== EXERCISE PROMPT ==
Transcribe every line exactly and omit anything that is a picture.

== GIVEN MATERIAL ==
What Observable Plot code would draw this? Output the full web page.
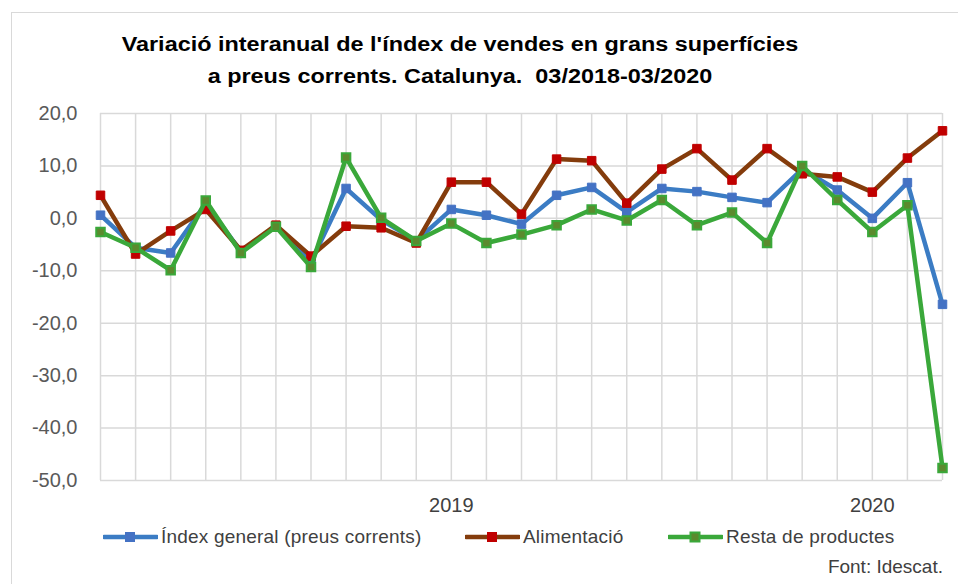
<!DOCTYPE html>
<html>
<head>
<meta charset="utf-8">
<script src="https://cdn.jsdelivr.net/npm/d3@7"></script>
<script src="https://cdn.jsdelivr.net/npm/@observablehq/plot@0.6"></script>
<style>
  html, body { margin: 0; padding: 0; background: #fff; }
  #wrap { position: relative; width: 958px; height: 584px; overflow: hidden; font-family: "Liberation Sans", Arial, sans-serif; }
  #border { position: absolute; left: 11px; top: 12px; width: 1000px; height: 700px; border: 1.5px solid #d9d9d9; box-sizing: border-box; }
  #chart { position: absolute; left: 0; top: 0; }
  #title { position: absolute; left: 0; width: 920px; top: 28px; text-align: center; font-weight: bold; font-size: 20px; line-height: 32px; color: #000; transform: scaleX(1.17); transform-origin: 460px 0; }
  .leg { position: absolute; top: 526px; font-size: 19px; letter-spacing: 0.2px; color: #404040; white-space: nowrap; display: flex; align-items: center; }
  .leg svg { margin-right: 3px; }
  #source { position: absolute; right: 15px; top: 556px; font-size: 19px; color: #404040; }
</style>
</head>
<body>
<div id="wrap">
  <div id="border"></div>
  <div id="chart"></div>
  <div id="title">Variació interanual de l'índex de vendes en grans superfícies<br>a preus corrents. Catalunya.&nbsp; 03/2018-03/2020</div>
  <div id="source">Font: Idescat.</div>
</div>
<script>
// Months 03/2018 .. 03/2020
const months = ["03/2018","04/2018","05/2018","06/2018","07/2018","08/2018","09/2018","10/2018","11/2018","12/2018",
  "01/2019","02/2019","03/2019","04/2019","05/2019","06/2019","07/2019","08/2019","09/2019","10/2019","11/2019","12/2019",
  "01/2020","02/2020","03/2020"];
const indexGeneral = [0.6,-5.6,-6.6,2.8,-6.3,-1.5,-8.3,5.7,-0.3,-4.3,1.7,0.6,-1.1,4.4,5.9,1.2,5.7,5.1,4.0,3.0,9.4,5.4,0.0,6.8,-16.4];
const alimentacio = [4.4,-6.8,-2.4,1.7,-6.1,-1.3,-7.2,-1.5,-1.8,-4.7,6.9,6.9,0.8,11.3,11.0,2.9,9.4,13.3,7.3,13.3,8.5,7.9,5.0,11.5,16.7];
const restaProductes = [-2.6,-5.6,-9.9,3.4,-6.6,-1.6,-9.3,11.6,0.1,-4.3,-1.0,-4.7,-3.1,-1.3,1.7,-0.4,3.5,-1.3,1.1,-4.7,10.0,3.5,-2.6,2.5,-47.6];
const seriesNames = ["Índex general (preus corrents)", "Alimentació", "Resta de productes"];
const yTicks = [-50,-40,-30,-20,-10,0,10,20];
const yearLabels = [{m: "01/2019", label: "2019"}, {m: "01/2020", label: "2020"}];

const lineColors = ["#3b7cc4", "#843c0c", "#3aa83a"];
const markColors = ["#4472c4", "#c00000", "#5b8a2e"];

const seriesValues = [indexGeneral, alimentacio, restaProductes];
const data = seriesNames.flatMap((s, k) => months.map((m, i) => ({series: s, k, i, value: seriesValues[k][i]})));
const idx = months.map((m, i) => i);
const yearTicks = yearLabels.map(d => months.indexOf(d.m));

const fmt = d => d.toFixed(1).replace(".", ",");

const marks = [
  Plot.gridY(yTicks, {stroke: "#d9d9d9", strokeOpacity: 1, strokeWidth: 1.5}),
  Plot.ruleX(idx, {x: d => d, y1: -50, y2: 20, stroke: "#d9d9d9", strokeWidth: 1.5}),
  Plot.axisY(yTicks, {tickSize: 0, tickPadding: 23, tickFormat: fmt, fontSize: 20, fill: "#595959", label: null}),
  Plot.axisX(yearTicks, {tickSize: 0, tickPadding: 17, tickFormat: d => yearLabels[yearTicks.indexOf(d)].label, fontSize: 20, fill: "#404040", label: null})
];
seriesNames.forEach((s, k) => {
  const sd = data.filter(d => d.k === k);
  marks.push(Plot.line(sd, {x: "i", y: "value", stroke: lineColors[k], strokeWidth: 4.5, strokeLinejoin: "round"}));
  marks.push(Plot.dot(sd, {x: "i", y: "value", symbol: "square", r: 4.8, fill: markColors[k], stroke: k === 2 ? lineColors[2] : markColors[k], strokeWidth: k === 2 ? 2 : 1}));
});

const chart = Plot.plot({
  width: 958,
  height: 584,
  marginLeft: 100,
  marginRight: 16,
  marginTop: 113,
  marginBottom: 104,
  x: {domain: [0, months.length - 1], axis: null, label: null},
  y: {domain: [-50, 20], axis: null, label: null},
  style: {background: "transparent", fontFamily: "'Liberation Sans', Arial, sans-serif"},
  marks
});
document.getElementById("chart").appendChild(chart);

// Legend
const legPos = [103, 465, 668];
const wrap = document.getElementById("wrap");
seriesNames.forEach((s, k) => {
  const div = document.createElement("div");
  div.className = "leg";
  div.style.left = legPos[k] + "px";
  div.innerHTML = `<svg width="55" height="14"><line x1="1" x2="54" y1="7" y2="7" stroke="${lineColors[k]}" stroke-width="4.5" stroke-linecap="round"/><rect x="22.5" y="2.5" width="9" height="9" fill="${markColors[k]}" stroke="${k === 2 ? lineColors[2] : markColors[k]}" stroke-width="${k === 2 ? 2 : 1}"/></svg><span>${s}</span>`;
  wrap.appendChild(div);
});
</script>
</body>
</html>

== SOLVED EXERCISE ==
What Observable Plot code would draw this? Output the full web page.
<!DOCTYPE html>
<html>
<head>
<meta charset="utf-8">
<script src="https://cdn.jsdelivr.net/npm/d3@7"></script>
<script src="https://cdn.jsdelivr.net/npm/@observablehq/plot@0.6"></script>
<style>
  html, body { margin: 0; padding: 0; background: #fff; }
  #wrap { position: relative; width: 958px; height: 584px; overflow: hidden; font-family: "Liberation Sans", Arial, sans-serif; }
  #border { position: absolute; left: 11px; top: 12px; width: 1000px; height: 700px; border: 1.5px solid #d9d9d9; box-sizing: border-box; }
  #chart { position: absolute; left: 0; top: 0; }
  #title { position: absolute; left: 0; width: 920px; top: 28px; text-align: center; font-weight: bold; font-size: 20px; line-height: 32px; color: #000; transform: scaleX(1.17); transform-origin: 460px 0; }
  .leg { position: absolute; top: 526px; font-size: 19px; letter-spacing: 0.2px; color: #404040; white-space: nowrap; display: flex; align-items: center; }
  .leg svg { margin-right: 3px; }
  #source { position: absolute; right: 15px; top: 556px; font-size: 19px; color: #404040; }
</style>
</head>
<body>
<div id="wrap">
  <div id="border"></div>
  <div id="chart"></div>
  <div id="title">Variació interanual de l'índex de vendes en grans superfícies<br>a preus corrents. Catalunya.&nbsp; 03/2018-03/2020</div>
  <div id="source">Font: Idescat.</div>
</div>
<script>
// Months 03/2018 .. 03/2020
const months = ["03/2018","04/2018","05/2018","06/2018","07/2018","08/2018","09/2018","10/2018","11/2018","12/2018",
  "01/2019","02/2019","03/2019","04/2019","05/2019","06/2019","07/2019","08/2019","09/2019","10/2019","11/2019","12/2019",
  "01/2020","02/2020","03/2020"];
const indexGeneral = [0.6,-5.6,-6.6,2.8,-6.3,-1.5,-8.3,5.7,-0.3,-4.3,1.7,0.6,-1.1,4.4,5.9,1.2,5.7,5.1,4.0,3.0,9.4,5.4,0.0,6.8,-16.4];
const alimentacio = [4.4,-6.8,-2.4,1.7,-6.1,-1.3,-7.2,-1.5,-1.8,-4.7,6.9,6.9,0.8,11.3,11.0,2.9,9.4,13.3,7.3,13.3,8.5,7.9,5.0,11.5,16.7];
const restaProductes = [-2.6,-5.6,-9.9,3.4,-6.6,-1.6,-9.3,11.6,0.1,-4.3,-1.0,-4.7,-3.1,-1.3,1.7,-0.4,3.5,-1.3,1.1,-4.7,10.0,3.5,-2.6,2.5,-47.6];
const seriesNames = ["Índex general (preus corrents)", "Alimentació", "Resta de productes"];
const yTicks = [-50,-40,-30,-20,-10,0,10,20];
const yearLabels = [{m: "01/2019", label: "2019"}, {m: "01/2020", label: "2020"}];

const lineColors = ["#3b7cc4", "#843c0c", "#3aa83a"];
const markColors = ["#4472c4", "#c00000", "#5b8a2e"];

const seriesValues = [indexGeneral, alimentacio, restaProductes];
const data = seriesNames.flatMap((s, k) => months.map((m, i) => ({series: s, k, i, value: seriesValues[k][i]})));
const idx = months.map((m, i) => i);
const yearTicks = yearLabels.map(d => months.indexOf(d.m));

const fmt = d => d.toFixed(1).replace(".", ",");

const marks = [
  Plot.gridY(yTicks, {stroke: "#d9d9d9", strokeOpacity: 1, strokeWidth: 1.5}),
  Plot.ruleX(idx, {x: d => d, y1: -50, y2: 20, stroke: "#d9d9d9", strokeWidth: 1.5}),
  Plot.axisY(yTicks, {tickSize: 0, tickPadding: 23, tickFormat: fmt, fontSize: 20, fill: "#595959", label: null}),
  Plot.axisX(yearTicks, {tickSize: 0, tickPadding: 17, tickFormat: d => yearLabels[yearTicks.indexOf(d)].label, fontSize: 20, fill: "#404040", label: null})
];
seriesNames.forEach((s, k) => {
  const sd = data.filter(d => d.k === k);
  marks.push(Plot.line(sd, {x: "i", y: "value", stroke: lineColors[k], strokeWidth: 4.5, strokeLinejoin: "round"}));
  marks.push(Plot.dot(sd, {x: "i", y: "value", symbol: "square", r: 4.8, fill: markColors[k], stroke: k === 2 ? lineColors[2] : markColors[k], strokeWidth: k === 2 ? 2 : 1}));
});

const chart = Plot.plot({
  width: 958,
  height: 584,
  marginLeft: 100,
  marginRight: 16,
  marginTop: 113,
  marginBottom: 104,
  x: {domain: [0, months.length - 1], axis: null, label: null},
  y: {domain: [-50, 20], axis: null, label: null},
  style: {background: "transparent", fontFamily: "'Liberation Sans', Arial, sans-serif"},
  marks
});
document.getElementById("chart").appendChild(chart);

// Legend
const legPos = [103, 465, 668];
const wrap = document.getElementById("wrap");
seriesNames.forEach((s, k) => {
  const div = document.createElement("div");
  div.className = "leg";
  div.style.left = legPos[k] + "px";
  div.innerHTML = `<svg width="55" height="14"><line x1="1" x2="54" y1="7" y2="7" stroke="${lineColors[k]}" stroke-width="4.5" stroke-linecap="round"/><rect x="22.5" y="2.5" width="9" height="9" fill="${markColors[k]}" stroke="${k === 2 ? lineColors[2] : markColors[k]}" stroke-width="${k === 2 ? 2 : 1}"/></svg><span>${s}</span>`;
  wrap.appendChild(div);
});
</script>
</body>
</html>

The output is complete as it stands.